Сколько раз видел подобное… И медведь был, и волки-итара. Да мало ли забав можно изобрести! Сегодня молодого энихи выпустили. Преступившему закон все равно умирать, а здесь, в праздник, хоть надежда есть. А Къятта впервые спросил:
— А ты не хочешь быть на месте этого зверя?
— Нет.
— Почему?
— Потому что мне просто справиться с ним, — кивнул, указывая на пригнувшуюся в ожидании хищника фигуру человека.
— Неинтересно, да? — короткий смешок.
— У него ведь тогда… не будет шанса спастись, — пробормотал, опуская лицо.
— У него и так нет. Если он победит зверя, его отпустят… до первого поворота в лесу. Нечего преступникам делать вблизи Асталы.
Заметив, как исказилось лицо младшего, добавил сожалеюще:
— Ты совсем не умеешь думать.
— Я… — Вскочил, встряхнул головой, — Я другое умею!
Вылетел в круг, срывая с себя лишние тряпки. Прямо между энихи, который изготовился к прыжку, и человеком. И человек, и зверь замерли от неожиданности. И другие люди вскочили, или наклонились вперед. Через пару ударов сердца черная тень скользнула над песком, бросилась вперед, и осужденный, ошарашенный неожиданным превращением, позабыл о сопротивлении. Он умер мгновенно. Второй энихи ударил хвостом по бокам, изготовляясь к прыжку — но не успел. Черное гладкое тело снова взвилось в броске, прямо на копья стражи. Тренированные воины, стражники круга успели отвести в сторону смертоносные острия, и пригнулись, когда огромный зверь пролетел над ними. Прямо на зрителей прыгнул, и кто-то закричал от боли в сломанной руке — а Кайе уже бежал прочь, в облике человека, и люди расступались много раньше, чем он приближался.
**
Настоящее
Кайе поймал крупного кролика. Из седла извлек нож в черных ножнах, быстро снял шкурку с добычи. Костер разжег просто — руку протянув над сухими сложенными былинками, а потом уже подбрасывал толстые ветки.
— Странно смотреть, пламя из ниоткуда, — сказал Огонек. — А если в костер руку положишь?
— Я пока в своем уме.
Когда наклоняется над огнем, не лицо — терракотовая маска, вроде тех, что видел на стенах священных Домов и Башни. Только у тех и глаза черные, а у этого — блестят… Теперь-то ясно, почему он никак не пытался поладить с Незримыми леса — сам был его частью, грозной и независимой.

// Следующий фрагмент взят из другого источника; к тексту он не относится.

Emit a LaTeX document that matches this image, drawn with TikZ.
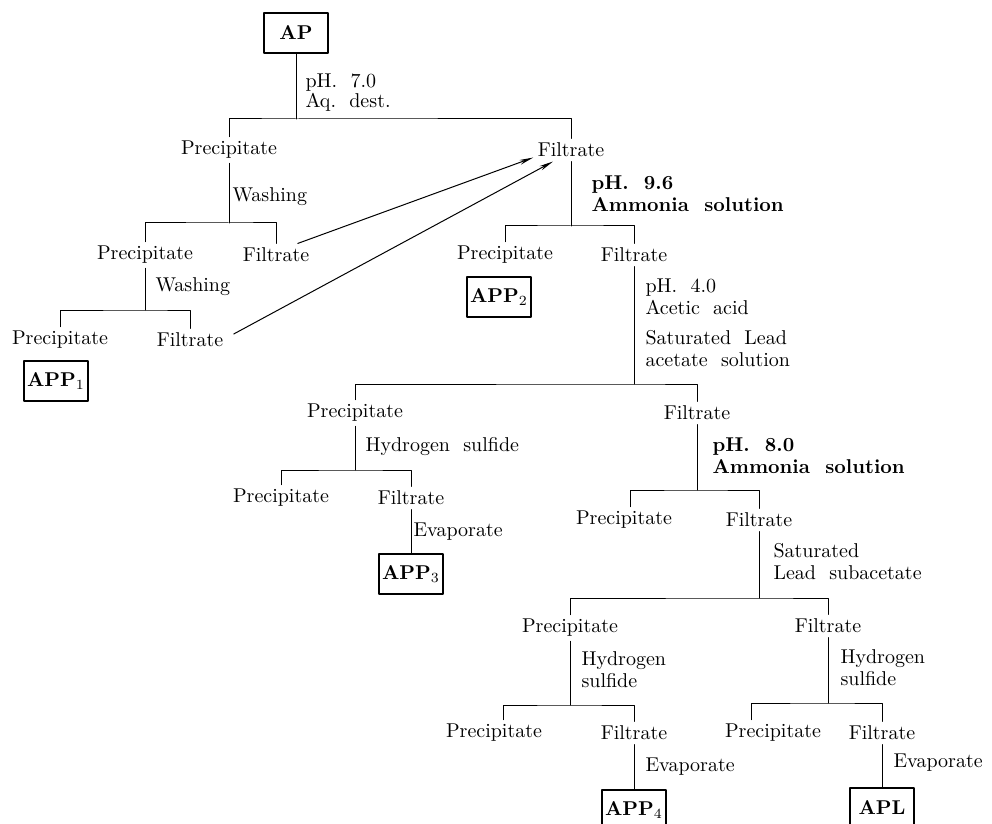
\documentclass[tikz,border=0pt]{standalone}
\usepackage{tikz}
\usetikzlibrary{arrows.meta}
\usetikzlibrary{positioning}

\begin{document}
\begin{tikzpicture}[line cap=round,line join=round,x=0.5pt,y=-0.5pt,line width=.5pt,
sample/.style={draw,line width=.6pt,inner sep=0pt,minimum width=32pt,minimum height=20pt,font=\bfseries},
part/.style={inner sep=2pt},
reagent/.style={anchor=west,align=left,inner sep=0pt},
flow/.style={-{Stealth[length=7pt,width=2.4pt]}}]
\useasboundingbox (0,0) rectangle (992,824);
\clip (0,0) rectangle (992,824);
% fractions
\node[sample] (ap) at (296,33) {AP};
\node[part] (pre1) at (229,150) {Precipitate};
\node[part] (fil1) at (571,150) {Filtrate};
\node[part] (pre2) at (145,255) {Precipitate};
\node[part] (fil2) at (276,255) {Filtrate};
\node[part] (pre3) at (60,340) {Precipitate};
\node[part] (fil3) at (190,340) {Filtrate};
\node[sample] (app1) at (56,381) {APP$_1$};
\node[part] (pre4) at (505,255) {Precipitate};
\node[part] (fil4) at (634,255) {Filtrate};
\node[sample] (app2) at (499,297) {APP$_2$};
\node[part] (pre5) at (355,413) {Precipitate};
\node[part] (fil5) at (697,413) {Filtrate};
\node[part] (pre6) at (281,498) {Precipitate};
\node[part] (fil6) at (411,498) {Filtrate};
\node[sample] (app3) at (411,574) {APP$_3$};
\node[part] (pre7) at (624,520) {Precipitate};
\node[part] (fil7) at (759,520) {Filtrate};
\node[part] (pre8) at (570,628) {Precipitate};
\node[part] (fil8) at (828,626) {Filtrate};
\node[part] (pre9) at (494,733) {Precipitate};
\node[part] (fil9) at (634,733) {Filtrate};
\node[sample] (app4) at (634,810) {APP$_4$};
\node[part] (pre10) at (773,733) {Precipitate};
\node[part] (fil10) at (882,733) {Filtrate};
\node[sample] (apl) at (882,808) {APL};
% treatments
\node[reagent] (r1) at (305,93) {pH.~~7.0\\[-2pt]Aq.~~dest.};
\node[reagent] (r2) at (232,197) {Washing};
\node[reagent] (r3) at (155,287) {Washing};
\node[reagent,font=\bfseries] (r4) at (591,194) {pH.~~9.6\\[-1pt]Ammonia~~solution};
\node[reagent] (r5) at (645,297) {pH.~~4.0\\[-1pt]Acetic~~acid};
\node[reagent] (r6) at (645,349) {Saturated~~Lead\\[-1pt]acetate~~solution};
\node[reagent] (r7) at (365,447) {Hydrogen~~sulfide};
\node[reagent] (r8) at (413,532) {Evaporate};
\node[reagent,font=\bfseries] (r9) at (712,456) {pH.~~8.0\\[-1pt]Ammonia~~solution};
\node[reagent] (r10) at (773,562) {Saturated\\[-1pt]Lead~~subacetate};
\node[reagent] (r11) at (581,670) {Hydrogen\\[-1pt]sulfide};
\node[reagent] (r12) at (840,668) {Hydrogen\\[-1pt]sulfide};
\node[reagent] (r13) at (645,767) {Evaporate};
\node[reagent] (r14) at (893,763) {Evaporate};
% branch points
\coordinate (b1) at (296,119);
\coordinate (b2) at (229,223);
\coordinate (b3) at (145,310);
\coordinate (b4) at (571,226);
\coordinate (b5) at (634,384);
\coordinate (b6) at (355,470);
\coordinate (b7) at (697,490);
\coordinate (b8) at (759,598);
\coordinate (b9) at (570,705);
\coordinate (b10) at (828,703);
\draw (ap.south) -- (b1);
\draw (pre1.north) |- (b1) -| (fil1.north);
\draw (pre1.south) -- (b2);
\draw (pre2.north) |- (b2) -| (fil2.north);
\draw (pre2.south) -- (b3);
\draw (pre3.north) |- (b3) -| (fil3.north);
\draw (fil1.south) -- (b4);
\draw (pre4.north) |- (b4) -| (fil4.north);
\draw (fil4.south) -- (b5);
\draw (pre5.north) |- (b5) -| (fil5.north);
\draw (pre5.south) -- (b6);
\draw (pre6.north) |- (b6) -| (fil6.north);
\draw (fil6.south) -- (app3.north);
\draw (fil5.south) -- (b7);
\draw ([xshift=3pt]pre7.north) |- (b7) -| (fil7.north);
\draw (fil7.south) -- (b8);
\draw (pre8.north) |- (b8) -| (fil8.north);
\draw (pre8.south) -- (b9);
\draw ([xshift=4.5pt]pre9.north) |- (b9) -| (fil9.north);
\draw (fil9.south) -- (app4.north);
\draw (fil8.south) -- (b10);
\draw ([xshift=-11pt]pre10.north) |- (b10) -| (fil10.north);
\draw (fil10.south) -- (apl.north);
% filtrates of the washings
\draw[flow] ([xshift=-8pt]fil2.north east) -- ([yshift=2pt]fil1.south west);
\draw[flow] ([xshift=3pt,yshift=3pt]fil3.east) -- ([xshift=-9pt]fil1.south);
\end{tikzpicture}
\end{document}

Поев, отдыхали, спорили, глядя на облака — кто проплывает по небу? Благо, почти на открытое место выбрались, край поляны недалеко от пологого склона, поросшего высокой травой. Первым меж облаков явился кролик — может, дух или призрак этого, зажаренного. За ним какие-то гуси и цапли, после поплыла громадина, до тошноты напомнившая Огоньку Башню. А затем девочка с поросенком.
— Ты чего приуныл? — удивился Кайе. Он валялся на мху, головой прислонившись к большому изогнутому корню.
— Так…
— Ты что, девчонок не любишь? Или поросят?
— Мог бы и не трогать ту, малышку с прииска, она и без того была перепугана! — не сдержался мальчишка.
— Да я и не трогал ее, — от удивления Кайе аж сел. — Кому она сдалась? Вообще про нее забыл.
— А твой брат сказал…
— Не знаю, что он сказал. Только он и сам на Атуили не ездил. Да цела наверняка твоя эта мелкая, раз уж ей повезло!
Глаза его были округлившиеся и совершено честные. У Огонька от сердца отлегло, впервые за все эти дни.